3. Michael Bastasch at The Daily Caller highlights a report on the social benefits of fossil fuels:

Burning off carbon dioxide into the atmosphere to provide cheap electricity may have affected the climate, but the benefits of a carbonized economy far outweigh the costs, according to a new study.

The pro-coal American Coalition for Clean Coal Electricity (ACCCE) released a study showing that the benefits of carbonized fuel, like coal, to society are 50 to 500 times greater than the costs. Over the past two-and-a-half centuries increased fossil fuel energy production has helped more than double global life expectancy and increase global incomes 11-fold.
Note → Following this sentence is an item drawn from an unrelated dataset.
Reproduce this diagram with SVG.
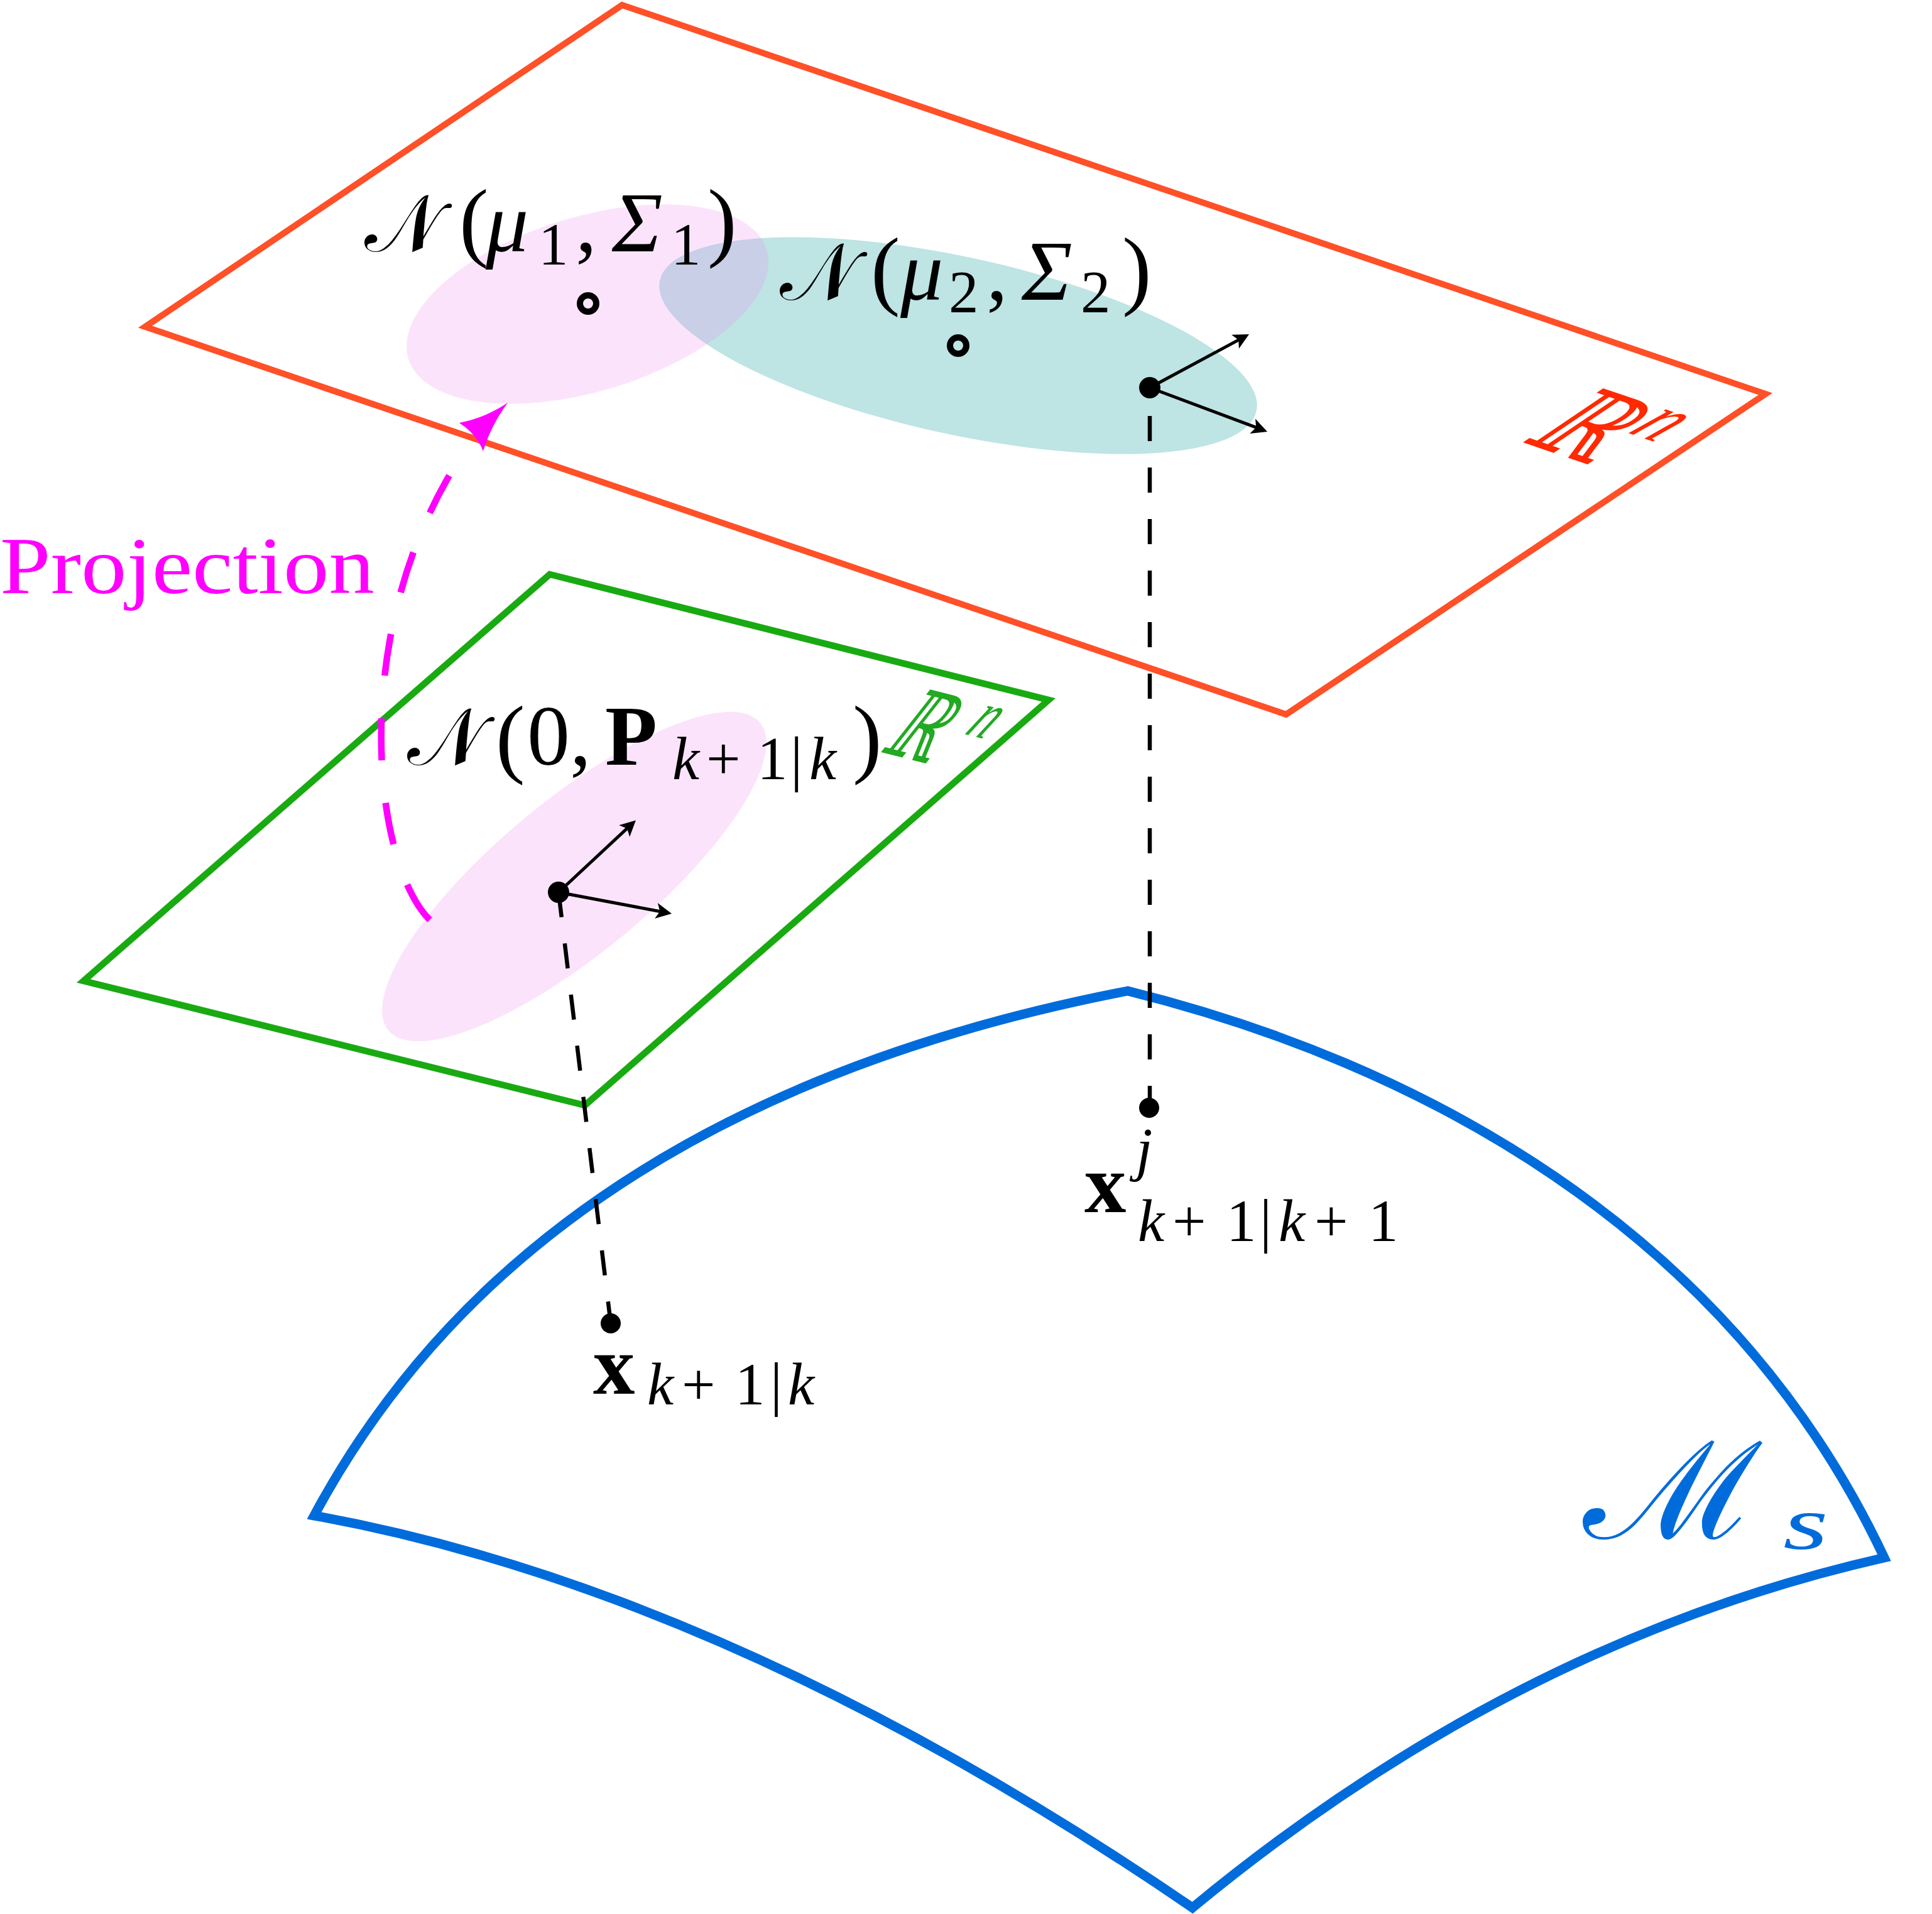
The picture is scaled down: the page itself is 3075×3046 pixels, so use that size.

4. North Carolina State University issued a study finding that increasing the use of electric vehicles “is not an effective way to produce large emissions reductions”:

“We wanted to see how important EDVs may be over the next 40 years in terms of their ability to reduce emissions,” says Dr. Joseph DeCarolis, an assistant professor of civil, construction and environmental engineering at NC State and senior author of a paper on the new model. “We found that increasing the use of EDVs is not an effective way to produce large emissions reductions.”

The researchers ran 108 different scenarios in a powerful energy systems model to determine the impact of EDV use on emissions between now and 2050. They found that, even if EDVs made up 42 percent of passenger vehicles in the U.S., there would be little or no reduction in the emission of key air pollutants.